- Baylor University
- Associate Professor
- Affiliation During NDIAS Fellowship: University of Notre Dame
- Graduate Student Fellow (2010-2011)
- “Gender, Religion, and Moral Vision in the American Academy, 1837-1917”
Andrea L. Turpin is Associate Professor of History at Baylor University and Faculty Fellow at the university’s Institute for Studies of Religion. She earned her Ph.D. from the University of Notre Dame, and also holds an M.A. from Gordon-Conwell Theological Seminary and a bachelor’s degree from Princeton University.
Her first book, A New Moral Vision: Gender, Religion, and the Changing Purposes of American Higher Education, 1837-1917, grew out of her research at NDIAS and was published by Cornell University Press in 2016. A New Moral Vision explores how the entrance of women into U.S. colleges and universities shaped changing ideas about the moral and religious purposes of higher education in unexpected ways, and in turn profoundly shaped American culture. The book has won two awards: the 2017 Lilly Fellows Program Biennial Book Award for scholarship from any field related to religion and higher education and Baylor University’s 2016 Guittard Book Award for Historical Scholarship. Dr. Turpin has also published several peer-reviewed articles in journals including the History of Education Quarterly, Perspectives in the History of Higher Education, and The Journal of the Gilded Age and Progressive Era. Her second book project, tentatively entitled A Debate of Their Own: Women in the Fundamentalist-Modernist Controversy, positions women as key players in the narrative of the Protestant fundamentalist-modernist controversy of the early twentieth century, the split between theological and social liberals and conservatives which many credit with giving birth to the modern culture wars.

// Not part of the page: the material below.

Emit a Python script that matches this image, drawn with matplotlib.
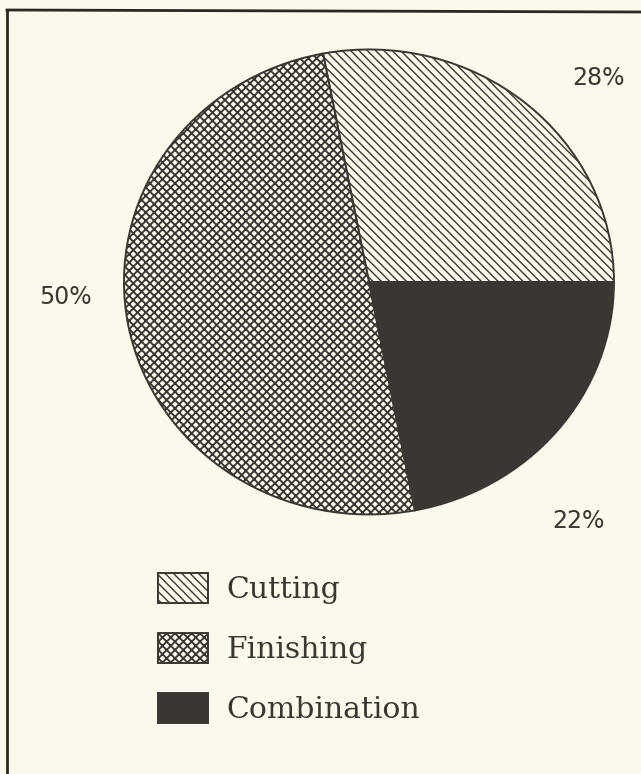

Dr. Turpin has presented her research at various national conferences including the American Historical Association, the Organization of American Historians, the American Society of Church History, the Society for U.S. Intellectual History, the History of Education Society, and the Conference on Faith and History. She has been the recipient of multiple external grants including ones by the Radcliffe Institute for Advanced Study, the Princeton University Library, the Bentley Historical Library, the Sophia Smith Collection, and the Presbyterian Historical Society. At Baylor, Dr. Turpin teaches undergraduate courses on women’s and gender history, the Gilded Age and Progressive Era, and U.S. Utopian Ideas and Communities. She teaches a graduate course on Women, Gender, and Sex in U.S. Religious History. Dr. Turpin also serves on the Council of the American Society of Church History and is co-chair of the Higher Education affinity group of the History of Education Society. She blogs monthly at Religion in American History.